* Description of the task *
The data below should be printed in full, exactly, and without any of its images.

* Material *
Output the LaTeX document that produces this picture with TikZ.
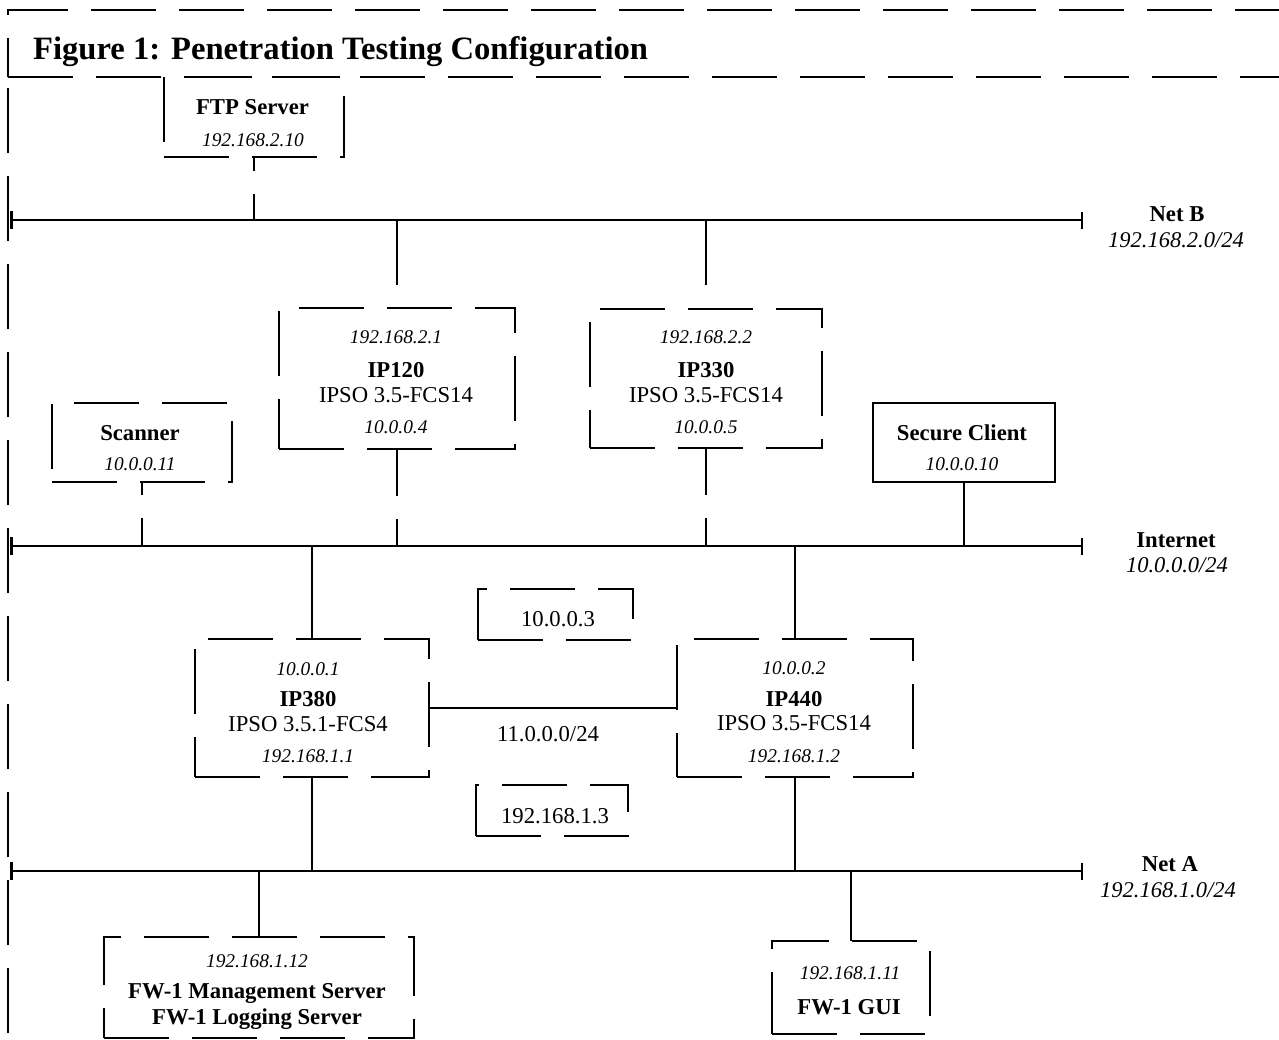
\documentclass[tikz,border=0pt]{standalone}
\usepackage{fontspec}
\setmainfont{Liberation Serif}
\usetikzlibrary{arrows.meta}
\begin{document}
\begin{tikzpicture}[x=1pt,y=-1pt,
  lw/.style={line width=1.7pt},
  dpat/.style={dash pattern=on 65pt off 23pt},
  dbox/.style={draw, lw, dpat, inner sep=0pt, outer sep=0pt},
  sbox/.style={draw, lw, inner sep=0pt, outer sep=0pt},
  conn/.style={lw},
  dconn/.style={lw, dpat},
  bus/.style={lw, {Bar[width=18pt,line width=2.6pt]}-{Bar[width=17pt]}},
  tb/.style={anchor=base, inner sep=0pt, font=\fontsize{22.7}{27}\selectfont\bfseries},
  tr/.style={anchor=base, inner sep=0pt, font=\fontsize{22.7}{27}\selectfont},
  ti/.style={anchor=base, inner sep=0pt, font=\fontsize{19.4}{23}\selectfont\itshape},
  tn/.style={anchor=base, inner sep=0pt, font=\fontsize{22.5}{27}\selectfont\itshape},
]
\useasboundingbox (0,0) rectangle (1279,1039);
\clip (0,0) rectangle (1279,1039);

% frame and title box
\coordinate (tl) at (8,10);
\coordinate (bl) at (8,77);
\coordinate (tr) at (1300,10);
\coordinate (br) at (1300,77);
\coordinate (fb) at (8,1045);
\draw[lw,dpat,dash phase=26] (bl) -- (tl) -- (tr);
\draw[lw,dpat] (bl) -- (br);
\draw[lw,dpat,dash phase=77] (bl) -- (fb);
\node[anchor=base west, inner sep=0pt, font=\fontsize{32.6}{39}\selectfont\bfseries] (title) at (33,59) {Figure 1: Penetration Testing Configuration};

% networks
\coordinate (nbL) at (10,220); \coordinate (nbR) at (1083,220);
\coordinate (inL) at (10,546); \coordinate (inR) at (1083,546);
\coordinate (naL) at (10,871); \coordinate (naR) at (1083,871);
\draw[bus] (nbL) -- (nbR);
\draw[bus] (inL) -- (inR);
\draw[bus] (naL) -- (naR);

\node[tb] (netb) at (1177,221) {Net B};
\node[tn] (netbip) at (1176,247) {192.168.2.0/24};
\node[tb] (neti) at (1176,547) {Internet};
\node[tn] (netiip) at (1177,572) {10.0.0.0/24};
\node[tb] (neta) at (1170,871) {Net A};
\node[tn] (netaip) at (1168,897) {192.168.1.0/24};

% boxes
\node[dbox, minimum width=180, minimum height=80] (ftp) at (254,117) {};
\node[dbox, minimum width=180, minimum height=79] (scan) at (142,442.5) {};
\node[dbox, minimum width=236, minimum height=141] (ip120) at (397,378.5) {};
\node[dbox, minimum width=232, minimum height=139] (ip330) at (706,378.5) {};
\node[sbox, minimum width=182, minimum height=79] (sc) at (964,442.5) {};
\node[dbox, minimum width=234, minimum height=138] (ip380) at (312,708) {};
\node[dbox, minimum width=236, minimum height=138] (ip440) at (795,708) {};
\node[dbox, minimum width=155, minimum height=51] (b3) at (555.5,614.5) {};
\node[dbox, minimum width=152, minimum height=51] (b13) at (552,810.5) {};
\node[dbox, minimum width=310, minimum height=101] (fwm) at (259,987.5) {};
\node[dbox, minimum width=158, minimum height=93] (fwg) at (851,987.5) {};

% box texts
\node[tb] (ftpn) at (252.5,114) {FTP Server};
\node[ti] (ftpip) at (253,146) {192.168.2.10};

\node[tb] (scn) at (140,440) {Scanner};
\node[ti] (scip) at (140,470) {10.0.0.11};

\node[tb] (scln) at (962,440) {Secure Client};
\node[ti] (sclip) at (962,470) {10.0.0.10};

\node[ti] (ip120a) at (396,343) {192.168.2.1};
\node[tb] (ip120n) at (396,377) {IP120};
\node[tr] (ip120v) at (396,402) {IPSO 3.5-FCS14};
\node[ti] (ip120b) at (396,433) {10.0.0.4};

\node[ti] (ip330a) at (706,343) {192.168.2.2};
\node[tb] (ip330n) at (706,377) {IP330};
\node[tr] (ip330v) at (706,402) {IPSO 3.5-FCS14};
\node[ti] (ip330b) at (706,433) {10.0.0.5};

\node[ti] (ip380a) at (308,675) {10.0.0.1};
\node[tb] (ip380n) at (308,706) {IP380};
\node[tr] (ip380v) at (308,731) {IPSO 3.5.1-FCS4};
\node[ti] (ip380b) at (308,762) {192.168.1.1};

\node[ti] (ip440a) at (794,674) {10.0.0.2};
\node[tb] (ip440n) at (794,706) {IP440};
\node[tr] (ip440v) at (794,730) {IPSO 3.5-FCS14};
\node[ti] (ip440b) at (794,762) {192.168.1.2};

\node[tr] (b3t) at (558,626) {10.0.0.3};
\node[tr] (b13t) at (555,823) {192.168.1.3};
\node[tr] (link) at (548,741) {11.0.0.0/24};

\node[ti] (fwmip) at (257,967) {192.168.1.12};
\node[tb] (fwmn1) at (257,998) {FW-1 Management Server};
\node[tb] (fwmn2) at (257,1024) {FW-1 Logging Server};

\node[ti] (fwgip) at (850,979) {192.168.1.11};
\node[tb] (fwgn) at (849,1014) {FW-1 GUI};

% connectors
\draw[dconn, dash phase=51] (ftp.south) -- (ftp.south |- nbL);
\draw[dconn] (ip120.north |- nbL) -- (ip120.north);
\draw[dconn] (ip330.north |- nbL) -- (ip330.north);
\draw[dconn, dash phase=52] (scan.south) -- (scan.south |- inL);
\draw[dconn, dash phase=18] (ip120.south) -- (ip120.south |- inL);
\draw[dconn, dash phase=18] (ip330.south) -- (ip330.south |- inL);
\draw[conn] (sc.south) -- (sc.south |- inL);
\draw[conn] (ip380.north |- inL) -- (ip380.north);
\draw[conn] (ip440.north |- inL) -- (ip440.north);
\draw[conn] (ip380.east) -- (ip440.west);
\draw[conn] (ip380.south) -- (ip380.south |- naL);
\draw[conn] (ip440.south) -- (ip440.south |- naL);
\draw[conn] (fwm.north |- naL) -- (fwm.north);
\draw[conn] (fwg.north |- naL) -- (fwg.north);
\end{tikzpicture}
\end{document}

* Problem solution *
Output the LaTeX document that produces this picture with TikZ.
\documentclass[tikz,border=0pt]{standalone}
\usepackage{fontspec}
\setmainfont{Liberation Serif}
\usetikzlibrary{arrows.meta}
\begin{document}
\begin{tikzpicture}[x=1pt,y=-1pt,
  lw/.style={line width=1.7pt},
  dpat/.style={dash pattern=on 65pt off 23pt},
  dbox/.style={draw, lw, dpat, inner sep=0pt, outer sep=0pt},
  sbox/.style={draw, lw, inner sep=0pt, outer sep=0pt},
  conn/.style={lw},
  dconn/.style={lw, dpat},
  bus/.style={lw, {Bar[width=18pt,line width=2.6pt]}-{Bar[width=17pt]}},
  tb/.style={anchor=base, inner sep=0pt, font=\fontsize{22.7}{27}\selectfont\bfseries},
  tr/.style={anchor=base, inner sep=0pt, font=\fontsize{22.7}{27}\selectfont},
  ti/.style={anchor=base, inner sep=0pt, font=\fontsize{19.4}{23}\selectfont\itshape},
  tn/.style={anchor=base, inner sep=0pt, font=\fontsize{22.5}{27}\selectfont\itshape},
]
\useasboundingbox (0,0) rectangle (1279,1039);
\clip (0,0) rectangle (1279,1039);

% frame and title box
\coordinate (tl) at (8,10);
\coordinate (bl) at (8,77);
\coordinate (tr) at (1300,10);
\coordinate (br) at (1300,77);
\coordinate (fb) at (8,1045);
\draw[lw,dpat,dash phase=26] (bl) -- (tl) -- (tr);
\draw[lw,dpat] (bl) -- (br);
\draw[lw,dpat,dash phase=77] (bl) -- (fb);
\node[anchor=base west, inner sep=0pt, font=\fontsize{32.6}{39}\selectfont\bfseries] (title) at (33,59) {Figure 1: Penetration Testing Configuration};

% networks
\coordinate (nbL) at (10,220); \coordinate (nbR) at (1083,220);
\coordinate (inL) at (10,546); \coordinate (inR) at (1083,546);
\coordinate (naL) at (10,871); \coordinate (naR) at (1083,871);
\draw[bus] (nbL) -- (nbR);
\draw[bus] (inL) -- (inR);
\draw[bus] (naL) -- (naR);

\node[tb] (netb) at (1177,221) {Net B};
\node[tn] (netbip) at (1176,247) {192.168.2.0/24};
\node[tb] (neti) at (1176,547) {Internet};
\node[tn] (netiip) at (1177,572) {10.0.0.0/24};
\node[tb] (neta) at (1170,871) {Net A};
\node[tn] (netaip) at (1168,897) {192.168.1.0/24};

% boxes
\node[dbox, minimum width=180, minimum height=80] (ftp) at (254,117) {};
\node[dbox, minimum width=180, minimum height=79] (scan) at (142,442.5) {};
\node[dbox, minimum width=236, minimum height=141] (ip120) at (397,378.5) {};
\node[dbox, minimum width=232, minimum height=139] (ip330) at (706,378.5) {};
\node[sbox, minimum width=182, minimum height=79] (sc) at (964,442.5) {};
\node[dbox, minimum width=234, minimum height=138] (ip380) at (312,708) {};
\node[dbox, minimum width=236, minimum height=138] (ip440) at (795,708) {};
\node[dbox, minimum width=155, minimum height=51] (b3) at (555.5,614.5) {};
\node[dbox, minimum width=152, minimum height=51] (b13) at (552,810.5) {};
\node[dbox, minimum width=310, minimum height=101] (fwm) at (259,987.5) {};
\node[dbox, minimum width=158, minimum height=93] (fwg) at (851,987.5) {};

% box texts
\node[tb] (ftpn) at (252.5,114) {FTP Server};
\node[ti] (ftpip) at (253,146) {192.168.2.10};

\node[tb] (scn) at (140,440) {Scanner};
\node[ti] (scip) at (140,470) {10.0.0.11};

\node[tb] (scln) at (962,440) {Secure Client};
\node[ti] (sclip) at (962,470) {10.0.0.10};

\node[ti] (ip120a) at (396,343) {192.168.2.1};
\node[tb] (ip120n) at (396,377) {IP120};
\node[tr] (ip120v) at (396,402) {IPSO 3.5-FCS14};
\node[ti] (ip120b) at (396,433) {10.0.0.4};

\node[ti] (ip330a) at (706,343) {192.168.2.2};
\node[tb] (ip330n) at (706,377) {IP330};
\node[tr] (ip330v) at (706,402) {IPSO 3.5-FCS14};
\node[ti] (ip330b) at (706,433) {10.0.0.5};

\node[ti] (ip380a) at (308,675) {10.0.0.1};
\node[tb] (ip380n) at (308,706) {IP380};
\node[tr] (ip380v) at (308,731) {IPSO 3.5.1-FCS4};
\node[ti] (ip380b) at (308,762) {192.168.1.1};

\node[ti] (ip440a) at (794,674) {10.0.0.2};
\node[tb] (ip440n) at (794,706) {IP440};
\node[tr] (ip440v) at (794,730) {IPSO 3.5-FCS14};
\node[ti] (ip440b) at (794,762) {192.168.1.2};

\node[tr] (b3t) at (558,626) {10.0.0.3};
\node[tr] (b13t) at (555,823) {192.168.1.3};
\node[tr] (link) at (548,741) {11.0.0.0/24};

\node[ti] (fwmip) at (257,967) {192.168.1.12};
\node[tb] (fwmn1) at (257,998) {FW-1 Management Server};
\node[tb] (fwmn2) at (257,1024) {FW-1 Logging Server};

\node[ti] (fwgip) at (850,979) {192.168.1.11};
\node[tb] (fwgn) at (849,1014) {FW-1 GUI};

% connectors
\draw[dconn, dash phase=51] (ftp.south) -- (ftp.south |- nbL);
\draw[dconn] (ip120.north |- nbL) -- (ip120.north);
\draw[dconn] (ip330.north |- nbL) -- (ip330.north);
\draw[dconn, dash phase=52] (scan.south) -- (scan.south |- inL);
\draw[dconn, dash phase=18] (ip120.south) -- (ip120.south |- inL);
\draw[dconn, dash phase=18] (ip330.south) -- (ip330.south |- inL);
\draw[conn] (sc.south) -- (sc.south |- inL);
\draw[conn] (ip380.north |- inL) -- (ip380.north);
\draw[conn] (ip440.north |- inL) -- (ip440.north);
\draw[conn] (ip380.east) -- (ip440.west);
\draw[conn] (ip380.south) -- (ip380.south |- naL);
\draw[conn] (ip440.south) -- (ip440.south |- naL);
\draw[conn] (fwm.north |- naL) -- (fwm.north);
\draw[conn] (fwg.north |- naL) -- (fwg.north);
\end{tikzpicture}
\end{document}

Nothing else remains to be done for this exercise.